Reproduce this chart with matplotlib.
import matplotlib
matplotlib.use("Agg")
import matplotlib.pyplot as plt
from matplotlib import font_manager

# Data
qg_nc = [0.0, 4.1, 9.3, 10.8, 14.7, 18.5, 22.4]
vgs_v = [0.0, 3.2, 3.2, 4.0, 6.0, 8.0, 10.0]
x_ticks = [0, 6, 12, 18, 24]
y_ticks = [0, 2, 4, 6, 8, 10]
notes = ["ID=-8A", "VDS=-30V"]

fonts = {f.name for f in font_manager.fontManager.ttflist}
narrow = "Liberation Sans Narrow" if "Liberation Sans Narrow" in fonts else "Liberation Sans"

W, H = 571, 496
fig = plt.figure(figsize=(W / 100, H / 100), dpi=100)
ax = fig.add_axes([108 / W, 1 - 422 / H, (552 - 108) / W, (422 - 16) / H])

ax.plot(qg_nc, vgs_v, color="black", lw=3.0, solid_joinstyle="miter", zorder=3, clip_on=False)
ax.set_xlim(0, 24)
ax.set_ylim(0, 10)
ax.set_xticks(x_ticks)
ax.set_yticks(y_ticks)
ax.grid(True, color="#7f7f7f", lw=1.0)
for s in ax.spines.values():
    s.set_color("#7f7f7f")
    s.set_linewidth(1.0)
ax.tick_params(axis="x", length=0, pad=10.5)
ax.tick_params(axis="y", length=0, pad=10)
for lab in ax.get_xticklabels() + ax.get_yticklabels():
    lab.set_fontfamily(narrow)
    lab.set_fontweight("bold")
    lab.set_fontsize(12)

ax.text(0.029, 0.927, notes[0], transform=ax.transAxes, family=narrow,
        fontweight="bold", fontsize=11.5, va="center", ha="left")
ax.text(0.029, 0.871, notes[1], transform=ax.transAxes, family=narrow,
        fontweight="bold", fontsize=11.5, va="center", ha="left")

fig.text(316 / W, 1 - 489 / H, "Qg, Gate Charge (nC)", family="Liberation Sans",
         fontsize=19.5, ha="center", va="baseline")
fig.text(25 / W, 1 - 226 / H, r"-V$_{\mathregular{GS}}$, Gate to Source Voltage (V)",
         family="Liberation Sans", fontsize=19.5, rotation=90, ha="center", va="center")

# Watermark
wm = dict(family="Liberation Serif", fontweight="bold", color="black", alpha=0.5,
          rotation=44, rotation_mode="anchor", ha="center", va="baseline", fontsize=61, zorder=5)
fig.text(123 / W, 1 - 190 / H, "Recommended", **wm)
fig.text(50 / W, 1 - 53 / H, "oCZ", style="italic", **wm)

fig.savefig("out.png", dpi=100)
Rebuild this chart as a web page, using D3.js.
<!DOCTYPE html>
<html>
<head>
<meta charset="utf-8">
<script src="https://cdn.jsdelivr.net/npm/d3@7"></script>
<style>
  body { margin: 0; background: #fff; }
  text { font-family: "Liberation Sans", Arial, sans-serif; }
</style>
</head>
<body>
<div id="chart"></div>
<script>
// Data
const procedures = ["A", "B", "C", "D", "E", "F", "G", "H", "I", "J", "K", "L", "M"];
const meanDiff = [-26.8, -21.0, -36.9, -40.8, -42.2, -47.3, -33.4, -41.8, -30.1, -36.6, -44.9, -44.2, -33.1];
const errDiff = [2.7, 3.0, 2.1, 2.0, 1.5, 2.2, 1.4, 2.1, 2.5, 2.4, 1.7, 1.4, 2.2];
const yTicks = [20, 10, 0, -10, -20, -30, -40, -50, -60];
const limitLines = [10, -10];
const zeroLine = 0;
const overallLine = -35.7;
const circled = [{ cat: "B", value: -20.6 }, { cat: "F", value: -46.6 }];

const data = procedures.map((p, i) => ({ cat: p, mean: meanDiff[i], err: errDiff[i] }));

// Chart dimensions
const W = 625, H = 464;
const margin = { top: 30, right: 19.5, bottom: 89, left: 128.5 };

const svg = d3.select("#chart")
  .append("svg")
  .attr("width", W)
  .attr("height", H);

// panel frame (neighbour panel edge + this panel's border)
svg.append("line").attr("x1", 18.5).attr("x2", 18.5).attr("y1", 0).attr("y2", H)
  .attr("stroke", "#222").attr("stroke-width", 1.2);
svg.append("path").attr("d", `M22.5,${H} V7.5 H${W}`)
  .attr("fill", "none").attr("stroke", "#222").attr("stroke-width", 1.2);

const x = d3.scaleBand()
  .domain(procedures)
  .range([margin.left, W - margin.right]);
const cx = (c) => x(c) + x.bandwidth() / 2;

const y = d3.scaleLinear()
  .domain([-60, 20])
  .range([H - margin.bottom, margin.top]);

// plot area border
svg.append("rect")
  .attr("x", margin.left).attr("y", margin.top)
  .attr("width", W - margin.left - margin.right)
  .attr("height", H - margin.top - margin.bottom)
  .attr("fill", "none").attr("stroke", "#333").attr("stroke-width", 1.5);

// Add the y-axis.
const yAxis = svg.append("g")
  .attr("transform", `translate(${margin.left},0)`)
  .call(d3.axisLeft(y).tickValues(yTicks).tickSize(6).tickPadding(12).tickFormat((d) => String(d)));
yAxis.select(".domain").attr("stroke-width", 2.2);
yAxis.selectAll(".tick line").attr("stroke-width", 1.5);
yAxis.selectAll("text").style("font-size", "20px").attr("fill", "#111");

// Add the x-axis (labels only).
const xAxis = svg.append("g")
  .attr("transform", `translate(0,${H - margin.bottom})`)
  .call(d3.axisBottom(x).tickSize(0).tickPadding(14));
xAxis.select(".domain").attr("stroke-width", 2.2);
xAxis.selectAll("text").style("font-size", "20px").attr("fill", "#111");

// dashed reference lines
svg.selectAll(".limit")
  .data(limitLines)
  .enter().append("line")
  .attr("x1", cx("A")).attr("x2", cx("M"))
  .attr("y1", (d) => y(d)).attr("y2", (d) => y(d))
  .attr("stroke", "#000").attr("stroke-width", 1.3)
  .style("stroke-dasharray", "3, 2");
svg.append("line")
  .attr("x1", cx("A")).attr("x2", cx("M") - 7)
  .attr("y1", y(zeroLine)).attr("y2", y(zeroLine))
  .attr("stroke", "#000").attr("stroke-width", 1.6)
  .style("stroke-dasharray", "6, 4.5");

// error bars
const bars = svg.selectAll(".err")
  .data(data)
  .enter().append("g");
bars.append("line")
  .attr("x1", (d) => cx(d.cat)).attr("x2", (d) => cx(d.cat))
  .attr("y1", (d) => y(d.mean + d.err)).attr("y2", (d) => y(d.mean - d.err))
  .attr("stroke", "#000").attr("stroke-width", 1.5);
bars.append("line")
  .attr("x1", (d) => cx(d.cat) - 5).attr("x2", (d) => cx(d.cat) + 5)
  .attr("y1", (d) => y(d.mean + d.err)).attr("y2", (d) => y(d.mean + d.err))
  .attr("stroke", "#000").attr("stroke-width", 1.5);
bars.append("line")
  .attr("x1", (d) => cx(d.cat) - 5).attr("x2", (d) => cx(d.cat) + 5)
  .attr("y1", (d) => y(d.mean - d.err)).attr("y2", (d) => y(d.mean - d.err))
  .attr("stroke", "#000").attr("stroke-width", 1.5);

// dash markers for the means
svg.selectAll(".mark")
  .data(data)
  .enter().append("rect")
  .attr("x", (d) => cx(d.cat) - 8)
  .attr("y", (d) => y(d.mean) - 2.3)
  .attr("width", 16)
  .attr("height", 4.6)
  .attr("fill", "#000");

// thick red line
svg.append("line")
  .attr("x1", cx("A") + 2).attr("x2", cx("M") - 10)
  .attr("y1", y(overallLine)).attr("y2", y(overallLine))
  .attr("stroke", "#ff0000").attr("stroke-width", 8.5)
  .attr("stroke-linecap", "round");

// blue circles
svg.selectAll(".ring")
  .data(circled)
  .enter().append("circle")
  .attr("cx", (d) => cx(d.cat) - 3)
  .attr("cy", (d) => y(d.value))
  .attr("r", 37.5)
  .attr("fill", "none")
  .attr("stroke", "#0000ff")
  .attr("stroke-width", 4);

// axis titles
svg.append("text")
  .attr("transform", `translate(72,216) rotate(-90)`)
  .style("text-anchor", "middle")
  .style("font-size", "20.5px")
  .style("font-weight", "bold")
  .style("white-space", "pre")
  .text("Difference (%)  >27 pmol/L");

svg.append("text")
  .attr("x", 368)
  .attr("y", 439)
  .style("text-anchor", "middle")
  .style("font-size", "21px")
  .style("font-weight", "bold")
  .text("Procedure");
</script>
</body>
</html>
──────────────────────────────
** WHAT YOU SHOULD DO **
Find every line above that contains the word "this", and return each one.

** THE OUTPUT **
Reproduce this chart with matplotlib.
Rebuild this chart as a web page, using D3.js.
// panel frame (neighbour panel edge + this panel's border)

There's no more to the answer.